#### DATA SHOWN
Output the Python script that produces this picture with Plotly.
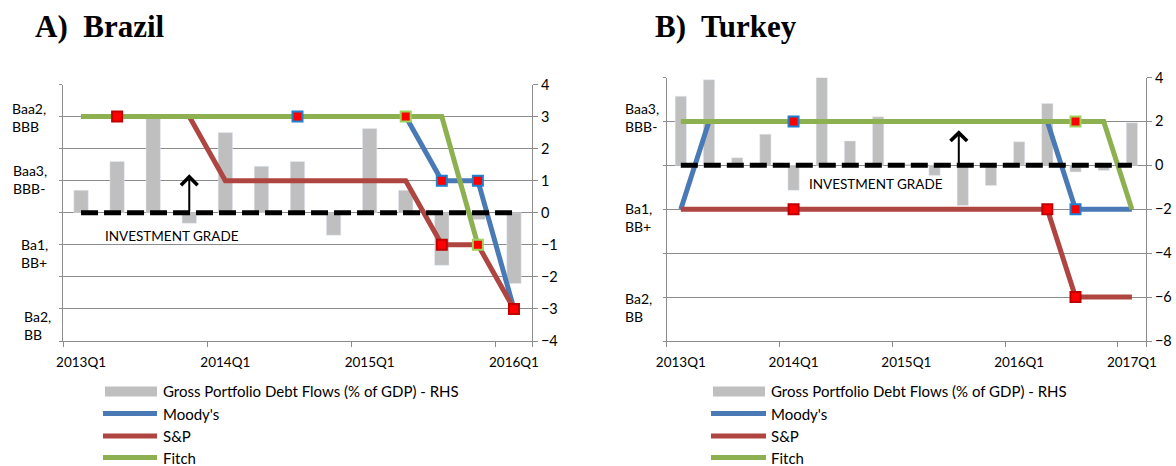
==
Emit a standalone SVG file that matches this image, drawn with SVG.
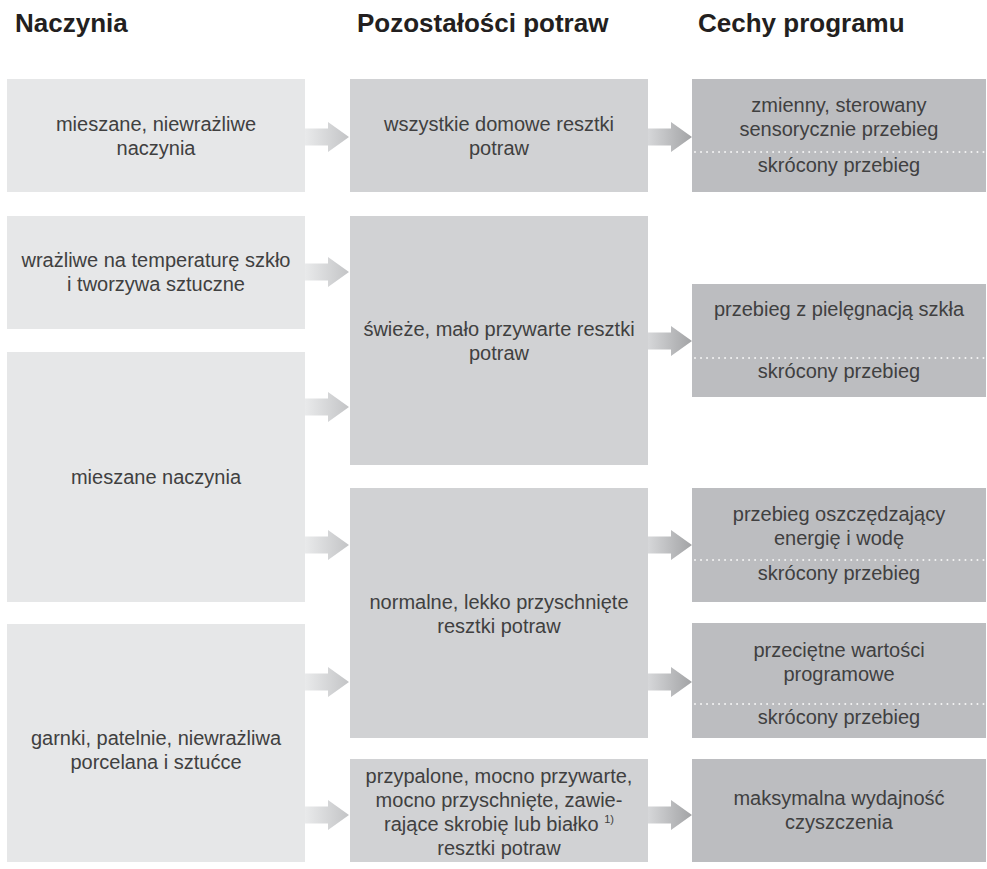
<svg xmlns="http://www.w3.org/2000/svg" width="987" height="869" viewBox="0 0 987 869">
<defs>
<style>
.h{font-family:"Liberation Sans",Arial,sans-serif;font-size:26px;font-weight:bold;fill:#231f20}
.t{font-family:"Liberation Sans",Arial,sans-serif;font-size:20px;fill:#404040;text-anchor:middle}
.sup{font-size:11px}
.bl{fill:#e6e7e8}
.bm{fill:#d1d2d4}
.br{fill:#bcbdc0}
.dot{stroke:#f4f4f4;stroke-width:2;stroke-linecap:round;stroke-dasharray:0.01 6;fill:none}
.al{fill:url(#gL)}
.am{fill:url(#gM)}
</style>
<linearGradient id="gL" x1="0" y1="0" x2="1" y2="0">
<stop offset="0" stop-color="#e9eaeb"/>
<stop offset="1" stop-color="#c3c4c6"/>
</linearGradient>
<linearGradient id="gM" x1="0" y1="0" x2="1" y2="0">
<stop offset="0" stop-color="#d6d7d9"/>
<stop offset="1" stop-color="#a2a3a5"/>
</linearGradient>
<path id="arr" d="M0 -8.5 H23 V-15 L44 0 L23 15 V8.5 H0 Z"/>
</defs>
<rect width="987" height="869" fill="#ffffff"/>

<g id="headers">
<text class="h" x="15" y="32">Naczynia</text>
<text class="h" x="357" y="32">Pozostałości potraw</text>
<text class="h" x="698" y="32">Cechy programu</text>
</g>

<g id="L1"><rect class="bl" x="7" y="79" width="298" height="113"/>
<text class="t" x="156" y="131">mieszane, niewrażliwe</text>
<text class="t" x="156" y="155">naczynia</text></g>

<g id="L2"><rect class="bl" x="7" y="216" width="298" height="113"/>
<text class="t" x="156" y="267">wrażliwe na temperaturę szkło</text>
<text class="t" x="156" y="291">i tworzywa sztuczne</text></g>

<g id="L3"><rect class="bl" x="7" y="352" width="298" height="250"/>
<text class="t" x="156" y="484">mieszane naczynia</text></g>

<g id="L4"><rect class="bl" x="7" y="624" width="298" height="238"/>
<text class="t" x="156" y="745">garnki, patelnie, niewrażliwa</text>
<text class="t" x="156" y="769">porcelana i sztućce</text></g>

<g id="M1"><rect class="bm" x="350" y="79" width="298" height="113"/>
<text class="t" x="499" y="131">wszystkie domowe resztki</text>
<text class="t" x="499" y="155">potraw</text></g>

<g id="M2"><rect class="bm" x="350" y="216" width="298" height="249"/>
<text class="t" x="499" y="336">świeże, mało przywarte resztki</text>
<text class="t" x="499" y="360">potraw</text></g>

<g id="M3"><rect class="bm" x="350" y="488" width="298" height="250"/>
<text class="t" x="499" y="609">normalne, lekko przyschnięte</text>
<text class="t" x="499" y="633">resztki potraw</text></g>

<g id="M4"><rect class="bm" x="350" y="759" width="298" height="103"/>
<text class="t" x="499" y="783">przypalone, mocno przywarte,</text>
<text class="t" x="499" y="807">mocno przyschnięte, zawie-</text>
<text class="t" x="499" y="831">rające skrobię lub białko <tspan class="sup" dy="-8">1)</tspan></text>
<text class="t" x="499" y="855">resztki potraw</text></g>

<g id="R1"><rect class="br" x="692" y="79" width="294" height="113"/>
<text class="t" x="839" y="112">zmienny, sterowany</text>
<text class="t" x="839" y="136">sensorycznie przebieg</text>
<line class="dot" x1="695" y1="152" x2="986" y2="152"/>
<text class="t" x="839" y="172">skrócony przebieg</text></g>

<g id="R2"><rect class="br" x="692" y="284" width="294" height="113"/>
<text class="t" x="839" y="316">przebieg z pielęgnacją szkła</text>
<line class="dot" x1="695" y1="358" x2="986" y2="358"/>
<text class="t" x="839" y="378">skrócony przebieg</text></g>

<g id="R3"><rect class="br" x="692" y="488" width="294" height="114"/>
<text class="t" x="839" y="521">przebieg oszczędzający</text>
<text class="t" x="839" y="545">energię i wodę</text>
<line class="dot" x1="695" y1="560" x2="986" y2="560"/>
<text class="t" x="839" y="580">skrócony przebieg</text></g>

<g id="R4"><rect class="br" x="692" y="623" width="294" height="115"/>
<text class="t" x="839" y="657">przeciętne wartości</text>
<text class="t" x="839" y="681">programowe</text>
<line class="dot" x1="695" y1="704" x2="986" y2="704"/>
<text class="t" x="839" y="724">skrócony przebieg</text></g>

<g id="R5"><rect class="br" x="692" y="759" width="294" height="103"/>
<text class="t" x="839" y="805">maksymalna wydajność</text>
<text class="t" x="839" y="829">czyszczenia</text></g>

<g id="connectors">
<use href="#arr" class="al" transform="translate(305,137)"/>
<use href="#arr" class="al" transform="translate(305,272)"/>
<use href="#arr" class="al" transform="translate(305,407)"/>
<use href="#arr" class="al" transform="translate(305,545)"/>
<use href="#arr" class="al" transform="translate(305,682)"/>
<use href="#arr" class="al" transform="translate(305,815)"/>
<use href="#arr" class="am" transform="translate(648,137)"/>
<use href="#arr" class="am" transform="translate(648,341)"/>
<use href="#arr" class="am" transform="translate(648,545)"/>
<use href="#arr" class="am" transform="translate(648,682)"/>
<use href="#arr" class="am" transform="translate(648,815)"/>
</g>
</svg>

#### TASK REQUIREMENTS
Take every line above carrying "that" and return it.

#### ANSWER TO THE PROBLEM
Output the Python script that produces this picture with Plotly.
Emit a standalone SVG file that matches this image, drawn with SVG.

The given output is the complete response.